さすがに素人の寄せ集めではサマにならないので、その演奏会は都響と都民合唱団に公募による一般参加者を加えるというものだった。参加することが決まって、9月から本番12月の直前まで週に一度か二度、仕事帰りに一般参加の人だけで東京文化会館の地下にあるリハーサル室で練習をした。もちろん指導役のホンマもんの合唱団員の人が何人かいた。私は音楽の素養などまるで無いので、苦行というか禅の修行というか、正直なところ辛かった。それでも練習には毎回参加し、12月に入ると都民合唱団も加わり、本番直前にはソロの人たちも加わり、熱く練習した。指導役の人が、合唱というものは本来はこれほど大人数でやるものではない、と語っていた。即席とはいえ、それほどの大合唱団だった。
そして迎えた年末の本番。会場は東京文化会館の小ホール。一般参加合唱団員に一人8枚の切符が配られた甲斐もあって、客席は満員だ。小ホールといっても、そこそこの規模だ。ま、でも、さすがにフツーに切符を買って聴きに来た茶人は少なかったのではないか。そんなわけで会場は身贔屓の熱気に包まれていた。ステージにはこれでもかというほどの照明が当たり更に熱かった、いや、暑かった。
演奏が始まる。オケは本職なので、危なげない仕事を披露する。問題は我々だ。第九の第三楽章はスローである。音楽に特段の興味がなければ、当たり前に睡魔に襲われる人もあるだろう。それは我々即席合唱団員も同じだった。出演することに伴う緊張感が天然自然の生理現象である睡魔を打ち消す方向に作用する一方で照明の熱気が睡魔を促す。その釣り合い具合は各人各様なのだが、演奏が進むにつれて頭が不自然に揺れている団員が現れ始める。私は身長175cmで合唱団の最後尾の列に並んでいたので、ステージの上の様子がよく見えた。後で聞いたところによると、「魔の第三楽章」なんて言う人もあるらしい。誰にとっての「魔」なのか。
たまに揺れではおさまらずに倒れてしまう人がでることもあるらしいが、その会では無事に第四楽章にたどり着いた。いよいよ合唱だ。ソロから始まる。
オーーフロインデー、ニヒト、ディイーゼテネー
(O Freunde, nicht diese Töne!)
このソロの人は直前のリハーサルの時まで首にネギを巻いていた。ネギをガーゼのようなものでくるくると包んで、それを首に巻いていた。ネギは喉に良いんだ、と妙に感心した。その彼がソロを歌う。一気に緊張が高まる。全身が耳になる。
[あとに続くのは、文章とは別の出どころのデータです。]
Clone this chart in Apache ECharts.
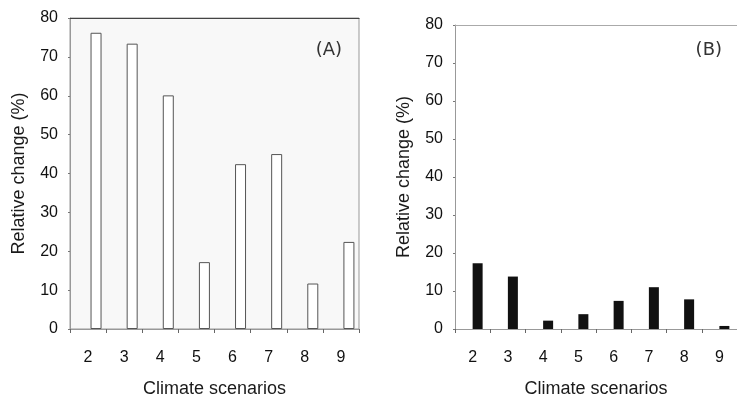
<!DOCTYPE html>
<html>
<head>
<meta charset="utf-8">
<script src="https://cdn.jsdelivr.net/npm/echarts@6/dist/echarts.min.js"></script>
<style>
  html, body { margin: 0; padding: 0; background: #fff; }
  #chart { width: 737px; height: 395px; }
</style>
</head>
<body>
<div id="chart"></div>
<script>
// climate scenarios on the x axis
const scenarios = ["2", "3", "4", "5", "6", "7", "8", "9"];
// panel (A) relative change, %
const changeA = [76.2, 73.4, 60.1, 17.2, 42.4, 45.0, 11.7, 22.4];
// panel (B) relative change, %
const changeB = [17.3, 13.8, 2.2, 3.9, 7.4, 11.0, 7.8, 0.8];
// near-zero companion bars that sit beside the main bars
const companion = [0, 0, 0, 0, 0, 0, 0, 0];
const yTicks = [0, 10, 20, 30, 40, 50, 60, 70, 80];

const font = "Liberation Sans";

function yAxis(idx) {
  return {
    gridIndex: idx,
    type: "value",
    min: yTicks[0],
    max: yTicks[yTicks.length - 1],
    interval: 10,
    name: "Relative change (%)",
    nameLocation: "middle",
    nameGap: 42,
    nameTextStyle: { fontFamily: font, fontSize: 18, color: "#1a1a1a" },
    axisLine: { show: true, lineStyle: { color: "#999", width: 1 } },
    axisTick: { show: true, length: 2, lineStyle: { color: "#777" } },
    axisLabel: { fontFamily: font, fontSize: 16, color: "#111", margin: 12 },
    splitLine: { show: false },
  };
}

function xAxis(idx) {
  return {
    gridIndex: idx,
    type: "category",
    data: scenarios,
    name: "Climate scenarios",
    nameLocation: "middle",
    nameGap: 51,
    nameTextStyle: { fontFamily: font, fontSize: 18, color: "#1a1a1a" },
    axisLine: { show: true, lineStyle: { color: "#999", width: 1 } },
    axisTick: { show: true, length: 4, lineStyle: { color: "#666" } },
    axisLabel: { fontFamily: font, fontSize: 16, color: "#111", margin: 21 },
  };
}

function topLine(idx, color) {
  return {
    gridIndex: idx,
    type: "category",
    data: scenarios,
    position: "top",
    axisLine: { show: true, lineStyle: { color: color, width: 1.2 } },
    axisTick: { show: false },
    axisLabel: { show: false },
  };
}

let chart = echarts.init(document.getElementById("chart"));
chart.setOption({
  animation: false,
  grid: [
    {
      left: 70, right: 378, top: 18, bottom: 66, outerBoundsMode: "none",
      show: true, backgroundColor: "#f8f8f8", borderColor: "#999", borderWidth: 1,
    },
    { left: 455, right: 0, top: 25, bottom: 66, outerBoundsMode: "none" },
  ],
  xAxis: [xAxis(0), xAxis(1), topLine(0, "#444"), topLine(1, "#aaa")],
  yAxis: [yAxis(0), yAxis(1)],
  title: [
    {
      text: "(A)", right: 390, top: 36,
      textStyle: { fontFamily: "DejaVu Sans", fontWeight: "normal", fontSize: 18, color: "#333" },
    },
    {
      text: "(B)", right: 10, top: 36,
      textStyle: { fontFamily: "DejaVu Sans", fontWeight: "normal", fontSize: 18, color: "#333" },
    },
  ],
  series: [
    {
      type: "bar", xAxisIndex: 0, yAxisIndex: 0,
      data: companion, barWidth: 11, barGap: "45%",
      itemStyle: { color: "transparent" },
    },
    {
      type: "bar", xAxisIndex: 0, yAxisIndex: 0,
      data: changeA, barWidth: 11,
      itemStyle: { color: "#ffffff", borderColor: "#555", borderWidth: 1 },
    },
    {
      type: "bar", xAxisIndex: 1, yAxisIndex: 1,
      data: companion, barWidth: 10, barGap: "0%",
      itemStyle: { color: "transparent" },
    },
    {
      type: "bar", xAxisIndex: 1, yAxisIndex: 1,
      data: changeB, barWidth: 10,
      itemStyle: { color: "#111" },
    },
  ],
});
</script>
</body>
</html>
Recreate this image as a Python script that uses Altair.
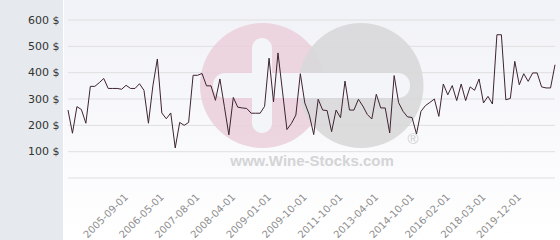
import altair as alt
import pandas as pd

prices = [
    258, 170, 271, 260, 208, 348, 348, 362, 378, 340,
    340, 340, 337, 352, 340, 340, 358, 333, 208, 350,
    452, 247, 225, 247, 114, 211, 200, 211, 390, 390,
    397, 350, 350, 295, 376, 271, 164, 306, 269, 266,
    264, 246, 246, 246, 272, 455, 289, 475, 330, 184,
    207, 239, 396, 285, 240, 165, 299, 258, 256, 176,
    258, 229, 368, 258, 258, 299, 273, 241, 224, 318,
    266, 266, 171, 389, 286, 253, 232, 230, 167, 253,
    275, 287, 300, 234, 357, 316, 351, 294, 357, 294,
    346, 333, 376, 285, 310, 281, 544, 544, 297, 302,
    443, 354, 396, 367, 399, 399, 346, 342, 342, 430,
]
obs_index = list(range(len(prices)))

# Date labels shown on the x axis and the observation they belong to
date_labels = ["2005-09-01", "2006-05-01", "2007-08-01", "2008-04-01",
               "2009-01-01", "2009-10-01", "2011-10-01", "2013-04-01",
               "2014-10-01", "2016-02-01", "2018-03-01", "2019-12-01"]
date_label_index = [13, 21, 29, 37, 45, 53, 61, 69, 77, 85, 93, 101]

y_ticks = [0, 100, 200, 300, 400, 500, 600]

df = pd.DataFrame({"i": obs_index, "price": prices})
grid_df = pd.DataFrame({"v": y_ticks})

x_scale = alt.Scale(domain=[0, len(prices) - 1], nice=False, zero=False)
y_scale = alt.Scale(domain=[0, 600], nice=False)

label_map = "{" + ",".join(f"'{k}':'{v}'" for k, v in zip(date_label_index, date_labels)) + "}"

y_axis = alt.Axis(values=y_ticks,
                  labelExpr="datum.value == 0 ? '' : datum.value + ' $'",
                  labelFontSize=11, labelColor="#333333", labelFont="DejaVu Sans",
                  labelPadding=9, grid=False, ticks=False, tickSize=0,
                  domain=False, title=None, zindex=1)

one = alt.Data(values=[{}])

# backgrounds
left_panel = alt.Chart(one).mark_rect(color="#e6eaee").encode(
    x=alt.value(-68), x2=alt.value(-5), y=alt.value(-20), y2=alt.value(220))
main_bg = alt.Chart(one).mark_rect(
    color=alt.Gradient(gradient="linear",
                       stops=[alt.GradientStop(color="#f1f2f7", offset=0),
                              alt.GradientStop(color="#ffffff", offset=1)],
                       x1=0, x2=0, y1=0, y2=1)
).encode(x=alt.value(-4), x2=alt.value(492), y=alt.value(-20), y2=alt.value(220))

grid = alt.Chart(grid_df).mark_rule(color="#dfdfdf", strokeWidth=1).encode(
    y=alt.Y("v:Q", scale=y_scale, axis=y_axis))

# watermark
pink = alt.Chart(one).mark_circle(color="#eacfd9", opacity=0.85).encode(
    x=alt.value(194.5), y=alt.value(65.5), size=alt.value(15625))
grey = alt.Chart(one).mark_circle(color="#d8d8d9", opacity=0.9).encode(
    x=alt.value(293), y=alt.value(65.5), size=alt.value(15625))
hbar = alt.Chart(one).mark_rect(color="#f4f5f8", cornerRadius=12).encode(
    x=alt.value(145), x2=alt.value(342), y=alt.value(53), y2=alt.value(78))
vbar = alt.Chart(one).mark_rect(color="#f4f5f8", cornerRadius=10).encode(
    x=alt.value(184), x2=alt.value(204), y=alt.value(18), y2=alt.value(113))
wm_text = alt.Chart(one).mark_text(
    text="www.Wine-Stocks.com", font="Liberation Sans", fontWeight="bold",
    fontSize=15, color="#d4d4d6").encode(x=alt.value(244), y=alt.value(141))
wm_r = alt.Chart(one).mark_text(
    text="®", font="Liberation Sans", fontSize=15, color="#cfcfd1").encode(
    x=alt.value(345), y=alt.value(119))

line = alt.Chart(df).mark_line(color="#3f2331", strokeWidth=1).encode(
    x=alt.X("i:Q", scale=x_scale,
            axis=alt.Axis(values=date_label_index, labelExpr=f"{label_map}[''+datum.value]",
                          labelAngle=315, labelAlign="right", labelBaseline="middle",
                          labelPadding=17, labelFontSize=10, labelColor="#8e8e8e",
                          labelFont="DejaVu Sans", grid=False, ticks=False, tickSize=0,
                          domain=False, title=None, zindex=1, labelOverlap=False,
                          labelFlush=False)),
    y=alt.Y("price:Q", scale=y_scale, axis=y_axis),
)

chart = alt.layer(left_panel, main_bg, grid, pink, grey, hbar, vbar, wm_text, wm_r, line).properties(
    width=487, height=158,
    autosize=alt.AutoSizeParams(type="none"),
    padding={"left": 68, "top": 20, "right": 5, "bottom": 62},
).configure_view(stroke=None).configure(background="#ffffff")

chart.save("out.html", embed_options={"renderer": "svg", "actions": False})
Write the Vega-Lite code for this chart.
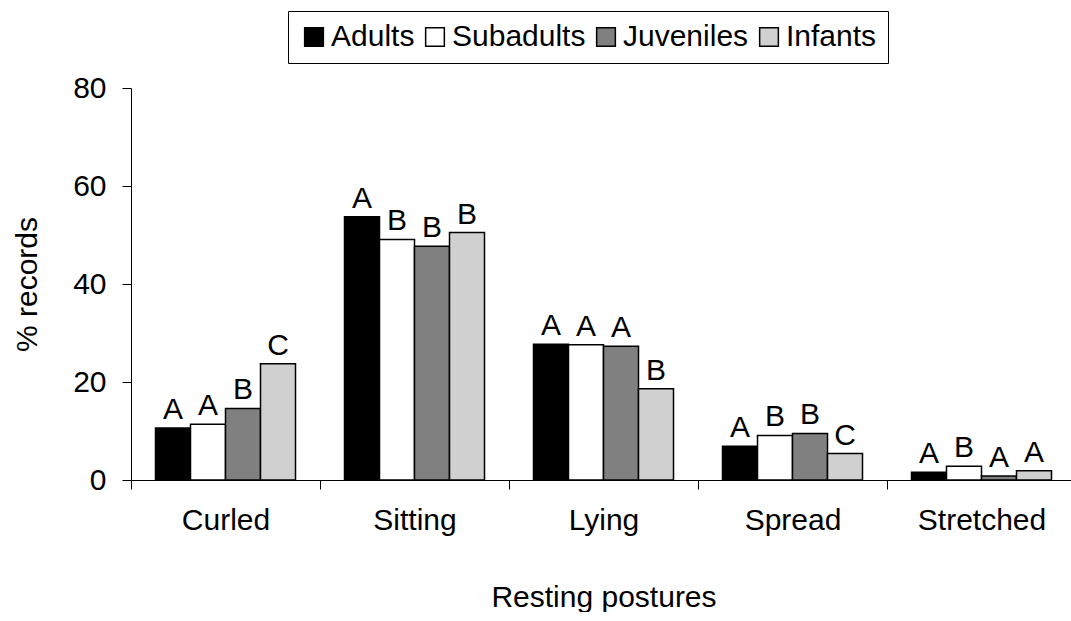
{
  "$schema": "https://vega.github.io/schema/vega-lite/v6.json",
  "width": 945,
  "height": 392,
  "padding": {"left": 12, "top": 10, "right": 0, "bottom": 0},
  "background": "white",
  "config": {
    "view": {"stroke": null},
    "font": "Liberation Sans",
    "axis": {
      "domainColor": "black",
      "tickColor": "black",
      "labelColor": "black",
      "titleColor": "black",
      "labelFontSize": 30,
      "titleFontSize": 30,
      "titleFontWeight": "normal",
      "labelFont": "Liberation Sans",
      "titleFont": "Liberation Sans",
      "tickSize": 9,
      "grid": false
    },
    "legend": {
      "orient": "none",
      "legendX": 157,
      "legendY": -77,
      "direction": "horizontal",
      "strokeColor": "black",
      "fillColor": "white",
      "padding": 11,
      "symbolType": "square",
      "symbolSize": 350,
      "symbolStrokeColor": "black",
      "symbolStrokeWidth": 1.5,
      "symbolOpacity": 1,
      "labelFontSize": 30,
      "labelColor": "black",
      "labelFont": "Liberation Sans",
      "labelOffset": 2,
      "columnPadding": 5
    }
  },
  "data": {
    "values": [
      {"posture": "Curled", "age": "Adults", "pct": 10.6, "letter": "A"},
      {"posture": "Curled", "age": "Subadults", "pct": 11.4, "letter": "A"},
      {"posture": "Curled", "age": "Juveniles", "pct": 14.6, "letter": "B"},
      {"posture": "Curled", "age": "Infants", "pct": 23.7, "letter": "C"},
      {"posture": "Sitting", "age": "Adults", "pct": 53.7, "letter": "A"},
      {"posture": "Sitting", "age": "Subadults", "pct": 49.1, "letter": "B"},
      {"posture": "Sitting", "age": "Juveniles", "pct": 47.7, "letter": "B"},
      {"posture": "Sitting", "age": "Infants", "pct": 50.5, "letter": "B"},
      {"posture": "Lying", "age": "Adults", "pct": 27.7, "letter": "A"},
      {"posture": "Lying", "age": "Subadults", "pct": 27.6, "letter": "A"},
      {"posture": "Lying", "age": "Juveniles", "pct": 27.3, "letter": "A"},
      {"posture": "Lying", "age": "Infants", "pct": 18.6, "letter": "B"},
      {"posture": "Spread", "age": "Adults", "pct": 6.9, "letter": "A"},
      {"posture": "Spread", "age": "Subadults", "pct": 9.1, "letter": "B"},
      {"posture": "Spread", "age": "Juveniles", "pct": 9.5, "letter": "B"},
      {"posture": "Spread", "age": "Infants", "pct": 5.4, "letter": "C"},
      {"posture": "Stretched", "age": "Adults", "pct": 1.6, "letter": "A"},
      {"posture": "Stretched", "age": "Subadults", "pct": 2.8, "letter": "B"},
      {"posture": "Stretched", "age": "Juveniles", "pct": 0.8, "letter": "A"},
      {"posture": "Stretched", "age": "Infants", "pct": 1.9, "letter": "A"}
    ]
  },
  "encoding": {
    "x": {
      "field": "posture",
      "type": "nominal",
      "sort": ["Curled", "Sitting", "Lying", "Spread", "Stretched"],
      "scale": {"paddingInner": 0, "paddingOuter": 0},
      "title": "Resting postures",
      "axis": {"labelAngle": 0, "tickBand": "extent", "labelPadding": 16, "titlePadding": 47}
    },
    "xOffset": {
      "field": "age",
      "sort": ["Adults", "Subadults", "Juveniles", "Infants"],
      "scale": {"paddingInner": 0, "paddingOuter": 0.7}
    },
    "y": {
      "field": "pct",
      "type": "quantitative",
      "scale": {"domain": [0, 80]},
      "title": "% records",
      "axis": {"values": [0, 20, 40, 60, 80], "labelPadding": 16, "titlePadding": 30}
    }
  },
  "layer": [
    {
      "mark": {"type": "bar", "stroke": "black", "strokeWidth": 1.5},
      "encoding": {
        "fill": {
          "field": "age",
          "type": "nominal",
          "scale": {
            "domain": ["Adults", "Subadults", "Juveniles", "Infants"],
            "range": ["black", "white", "#808080", "#d0d0d0"]
          },
          "legend": {"title": null}
        }
      }
    },
    {
      "mark": {"type": "text", "dy": -9, "baseline": "alphabetic", "fontSize": 30, "color": "black", "font": "Liberation Sans"},
      "encoding": {"text": {"field": "letter"}}
    }
  ]
}
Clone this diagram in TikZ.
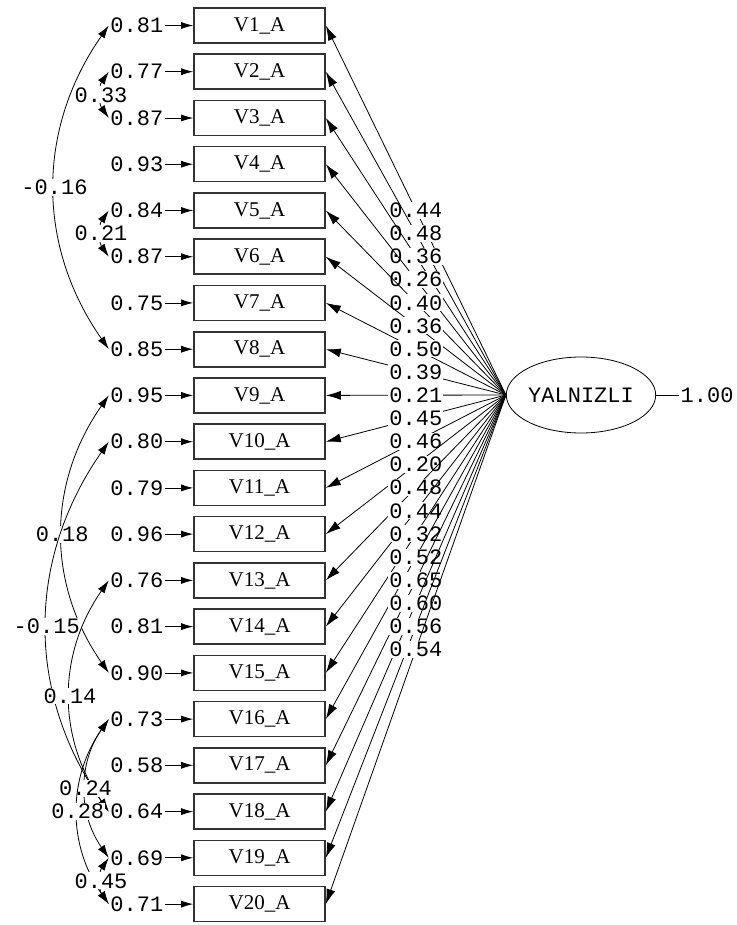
\documentclass[tikz,border=0pt]{standalone}
\usepackage{fontspec}
\setmonofont{Liberation Mono}
\newfontfamily\boxfont{Liberation Serif}
\usetikzlibrary{arrows.meta,shapes.geometric}

\newcommand*{\boxx}{259.5}
\newcommand*{\errx}{165}

\begin{document}
\begin{tikzpicture}
[
	num/.style={font=\ttfamily\fontsize{22}{22}\selectfont,inner sep=1.5pt},
	errlbl/.style={num,anchor=east},
	pathlbl/.style={num,fill=white,inner sep=1pt},
	obsbox/.style={draw=black!80,line width=1.6pt,minimum width=131pt,minimum height=35pt,inner sep=0pt,font=\boxfont\fontsize{21}{21}\selectfont},
	latent/.style={ellipse,draw,line width=0.8pt,minimum width=132pt,minimum height=76pt,inner sep=0pt,font=\ttfamily\fontsize{22}{22}\selectfont},
	errarrow/.style={line width=0.8pt,-{Latex[length=12pt,width=7pt]}},
	loadarrow/.style={line width=0.8pt,-{Latex[length=15pt,width=9pt]}},
	covarc/.style={line width=0.8pt,{Latex[length=13pt,width=8pt]}-{Latex[length=13pt,width=8pt]}},
	x=1pt,y=-1pt
]
	\useasboundingbox (0,0) rectangle (736,925);

	% observed variables
	\node[obsbox] (v1) at (\boxx,25.5) {V1\_A};
	\node[obsbox] (v2) at (\boxx,71.7) {V2\_A};
	\node[obsbox] (v3) at (\boxx,118.0) {V3\_A};
	\node[obsbox] (v4) at (\boxx,164.2) {V4\_A};
	\node[obsbox] (v5) at (\boxx,210.5) {V5\_A};
	\node[obsbox] (v6) at (\boxx,256.7) {V6\_A};
	\node[obsbox] (v7) at (\boxx,302.9) {V7\_A};
	\node[obsbox] (v8) at (\boxx,349.2) {V8\_A};
	\node[obsbox] (v9) at (\boxx,395.4) {V9\_A};
	\node[obsbox] (v10) at (\boxx,441.7) {V10\_A};
	\node[obsbox] (v11) at (\boxx,487.9) {V11\_A};
	\node[obsbox] (v12) at (\boxx,534.1) {V12\_A};
	\node[obsbox] (v13) at (\boxx,580.4) {V13\_A};
	\node[obsbox] (v14) at (\boxx,626.6) {V14\_A};
	\node[obsbox] (v15) at (\boxx,672.9) {V15\_A};
	\node[obsbox] (v16) at (\boxx,719.1) {V16\_A};
	\node[obsbox] (v17) at (\boxx,765.3) {V17\_A};
	\node[obsbox] (v18) at (\boxx,811.6) {V18\_A};
	\node[obsbox] (v19) at (\boxx,857.8) {V19\_A};
	\node[obsbox] (v20) at (\boxx,904.1) {V20\_A};

	% error variances
	\node[errlbl] (e1) at (\errx,25.5) {0.81};
	\node[errlbl] (e2) at (\errx,71.7) {0.77};
	\node[errlbl] (e3) at (\errx,118.0) {0.87};
	\node[errlbl] (e4) at (\errx,164.2) {0.93};
	\node[errlbl] (e5) at (\errx,210.5) {0.84};
	\node[errlbl] (e6) at (\errx,256.7) {0.87};
	\node[errlbl] (e7) at (\errx,302.9) {0.75};
	\node[errlbl] (e8) at (\errx,349.2) {0.85};
	\node[errlbl] (e9) at (\errx,395.4) {0.95};
	\node[errlbl] (e10) at (\errx,441.7) {0.80};
	\node[errlbl] (e11) at (\errx,487.9) {0.79};
	\node[errlbl] (e12) at (\errx,534.1) {0.96};
	\node[errlbl] (e13) at (\errx,580.4) {0.76};
	\node[errlbl] (e14) at (\errx,626.6) {0.81};
	\node[errlbl] (e15) at (\errx,672.9) {0.90};
	\node[errlbl] (e16) at (\errx,719.1) {0.73};
	\node[errlbl] (e17) at (\errx,765.3) {0.58};
	\node[errlbl] (e18) at (\errx,811.6) {0.64};
	\node[errlbl] (e19) at (\errx,857.8) {0.69};
	\node[errlbl] (e20) at (\errx,904.1) {0.71};

	\draw[errarrow] (e1) -- (v1);
	\draw[errarrow] (e2) -- (v2);
	\draw[errarrow] (e3) -- (v3);
	\draw[errarrow] (e4) -- (v4);
	\draw[errarrow] (e5) -- (v5);
	\draw[errarrow] (e6) -- (v6);
	\draw[errarrow] (e7) -- (v7);
	\draw[errarrow] (e8) -- (v8);
	\draw[errarrow] (e9) -- (v9);
	\draw[errarrow] (e10) -- (v10);
	\draw[errarrow] (e11) -- (v11);
	\draw[errarrow] (e12) -- (v12);
	\draw[errarrow] (e13) -- (v13);
	\draw[errarrow] (e14) -- (v14);
	\draw[errarrow] (e15) -- (v15);
	\draw[errarrow] (e16) -- (v16);
	\draw[errarrow] (e17) -- (v17);
	\draw[errarrow] (e18) -- (v18);
	\draw[errarrow] (e19) -- (v19);
	\draw[errarrow] (e20) -- (v20);

	% latent variable
	\node[latent] (yal) at (581,395) {YALNIZLI};
	\node[num,anchor=west] (yalvar) at (679,395) {1.00};
	\draw[line width=0.8pt] (yal) -- (yalvar);

	% loadings
	\draw[loadarrow] (yal.west) -- node[pathlbl] {0.44} (v1.east);
	\draw[loadarrow] (yal.west) -- node[pathlbl] {0.48} (v2.east);
	\draw[loadarrow] (yal.west) -- node[pathlbl] {0.36} (v3.east);
	\draw[loadarrow] (yal.west) -- node[pathlbl] {0.26} (v4.east);
	\draw[loadarrow] (yal.west) -- node[pathlbl] {0.40} (v5.east);
	\draw[loadarrow] (yal.west) -- node[pathlbl] {0.36} (v6.east);
	\draw[loadarrow] (yal.west) -- node[pathlbl] {0.50} (v7.east);
	\draw[loadarrow] (yal.west) -- node[pathlbl] {0.39} (v8.east);
	\draw[loadarrow] (yal.west) -- node[pathlbl] {0.21} (v9.east);
	\draw[loadarrow] (yal.west) -- node[pathlbl] {0.45} (v10.east);
	\draw[loadarrow] (yal.west) -- node[pathlbl] {0.46} (v11.east);
	\draw[loadarrow] (yal.west) -- node[pathlbl] {0.20} (v12.east);
	\draw[loadarrow] (yal.west) -- node[pathlbl] {0.48} (v13.east);
	\draw[loadarrow] (yal.west) -- node[pathlbl] {0.44} (v14.east);
	\draw[loadarrow] (yal.west) -- node[pathlbl] {0.32} (v15.east);
	\draw[loadarrow] (yal.west) -- node[pathlbl] {0.52} (v16.east);
	\draw[loadarrow] (yal.west) -- node[pathlbl] {0.65} (v17.east);
	\draw[loadarrow] (yal.west) -- node[pathlbl] {0.60} (v18.east);
	\draw[loadarrow] (yal.west) -- node[pathlbl] {0.56} (v19.east);
	\draw[loadarrow] (yal.west) -- node[pathlbl] {0.54} (v20.east);

	% error covariances
	\draw[covarc] (e1.west) to[bend right=35] node[pathlbl] {-0.16} (e8.west);
	\draw[covarc] (e2.west) to[bend right=35] node[pathlbl] {0.33} (e3.west);
	\draw[covarc] (e5.west) to[bend right=35] node[pathlbl] {0.21} (e6.west);
	\draw[covarc] (e9.west) to[bend right=35] node[pathlbl] {0.18} (e15.west);
	\draw[covarc] (e10.west) to[bend right=35] node[pathlbl] {-0.15} (e18.west);
	\draw[covarc] (e13.west) to[bend right=35] node[pathlbl] {0.14} (e18.west);
	\draw[covarc] (e16.west) to[bend right=35] node[pathlbl] {0.24} (e19.west);
	\draw[covarc] (e16.west) to[bend right=35] node[pathlbl] {0.28} (e20.west);
	\draw[covarc] (e19.west) to[bend right=35] node[pathlbl] {0.45} (e20.west);

\end{tikzpicture}
\end{document}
自分のパートを間違えてはいけない。私はテノールの塊の中にいた。
フロイデ!
(Freude!)
で、記憶が無い。倒れたわけではない。歌うのに必死で、歌の記憶が無い。終わってみれば汗びっしょりで、気持ちが高揚していた。客席は割れんばかりの拍手の渦で、半分近くの人がスタンディングオベーションだ。感動だ。団員一人8枚の切符を配った甲斐があった。でも、そこまで良かったかなぁとの冷静な思いは、やはりある。コロナ禍前は、暮れになるとあちこちで第九の演奏会が開かれた。ステージの上に立つ側にいるのも、それを聴く側も、あの高揚感と陶酔を味わうことに病みつきになってのめり込む心情はわからないではないが、自分はこれ一回で十分だと思った。自分がこういうことに参加すると他人様に迷惑がかかるのを自覚しているということもあるが、合唱というものの魔力のようなものを垣間見た気がして怖気付いたということもある。
複数の人間が一緒に同じ楽曲を歌うというのは、やはり脳を刺激して快感をもたらすのだろう。学校には校歌、会社には社歌、軍隊には軍歌、国には国歌、宗教には賛美歌や祈祷歌唱がある。宗教で言えば、声明や読経も合唱と言えなくもない。大勢の人と一緒になって同じ行為に没頭する、そこに生まれる調和に酔う、そこに何か人が個人でいるのとは違う、集団の一員という別人格になることの魔力のような力が働く気がするのである。そういうことも「宗教」と関係があると言われると、まぁそうだろうなと思う。
アーレ メンシェン ベルデン ブリューウダ ボー ダイン ザンフテル フリューゲル バイルト
(Alle Menschen werden Brüder, Wo dein sanfter Flügel weilt.)
君の柔らかな翼が止まるところで全ての人々が兄弟になる
兄弟姉妹の感覚というのは私にはわからない。私にはそういう相手がないからだ。傍目には、兄弟姉妹というのは逃れられない関係に見えて、ちょっとキツいかなと思ってしまう。現実的には今更どうしようもないということもある。しかし、世間一般としては親兄弟というのは自分が世界と繋がっていることの証となる確固たる関係性のように捉えられている気がする。人はどれほど個人であって、どれほど人類なのか。そのあたりを都合良く接続する方便として宗教とか家族観のようなものがあるのだろう。